Dans le cas d’une réaction émotive négative, il vaut mieux passer des messages-Je d’affirmation à une posture d’écoute active empathique. L’écoute active permet de comprendre le problème que le message-Je a posé à l’enfant par la reconnaissance de ses sentiments.
Cela peut passer par des réactions du type :
“Je vois, tu te sens…”
“Tu n’as pas envie de…, on dirait”
“ça a l’air de t’embêter/ te mettre en colère”
“J’ai l’impression que…”
Une fois que l’adulte a aidé l’enfant à démêler son propre problème, ils peuvent arriver à un compromis où l’enfant accepte d’aider l’adulte à résoudre le sien.
7. Résoudre le conflit par une solution gagnant-gagnant
Quand les messages-Je et l’écoute active n’ont pas amené l’enfant à modifier son comportement, adultes et enfants ont un problème tous les deux : l’adulte ne peut pas satisfaire son propre besoin à cause du comportement de l’enfant et l’enfant ne peut pas satisfaire son besoin correctement.
Lorsqu’un message-Je ne produit pas de résultat, vous devez envisager de chercher une solution répondant à vos besoins et à ceux de l’enfant. – Thomas Gordon
Notre rôle d’adulte est alors de chercher avec l’enfant une solution qui comprend habituellement les 4 étapes suivantes :
- Définir le problème
“On a un problème : toi, tu veux… et moi, j’ai veux/ toi, tu as besoin de… et moi, j’ai besoin de…”
- Énumérer des solutions
Les solutions sont celles de tous les protagonistes impliqués : celles proposées par les enfants ont la même valeur que celles proposées par les adultes. Aucune ne sera jugée et encore moins mise de côté lors de cette étape.
- Evaluer ces solutions
Chacun donne son avis en toute bienveillance (sans dénigrement), expliquant en quoi et pourquoi cette solution lui convient ou ne lui convient pas. SI les solutions ont été notées sur un papier lors de l’étape précédente, il est possible de rayer les solutions qui ne conviennent pas.

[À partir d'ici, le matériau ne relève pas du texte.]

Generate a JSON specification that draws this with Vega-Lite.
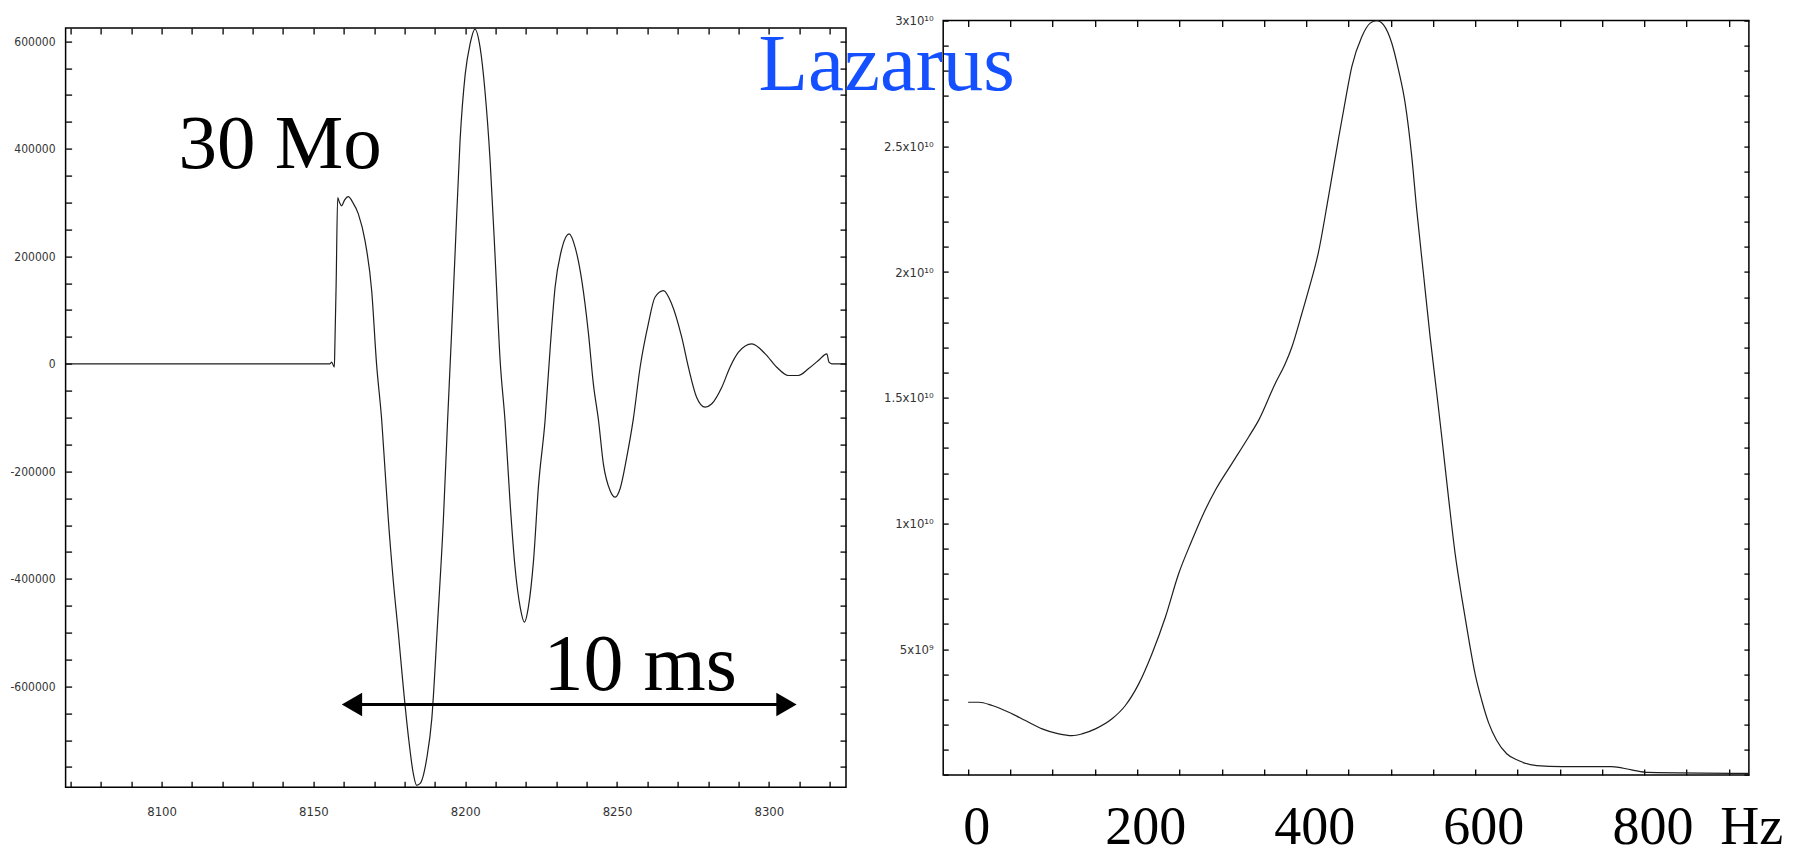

- Choisir ensemble une solution acceptable par tous
Pour aller plus en détail dans le processus de résolution de conflit avec la méthode gagnant-gagnant, je vous invite à consulter cet article : Comment favoriser l’adhésion des enfants aux règles de la vie collective ?
8. Quand nous sommes en colère, prendre le temps d’identifier notre”sentiment premier”
Thomas Gordon écrit :
Je suis persuadé que la colère est quelque chose que nous produisons, que nous fabriquons, après avoir éprouvé un sentiment premier. En tant que sentiment secondaire, la colère se transforme presque toujours en message-Tu de reproche.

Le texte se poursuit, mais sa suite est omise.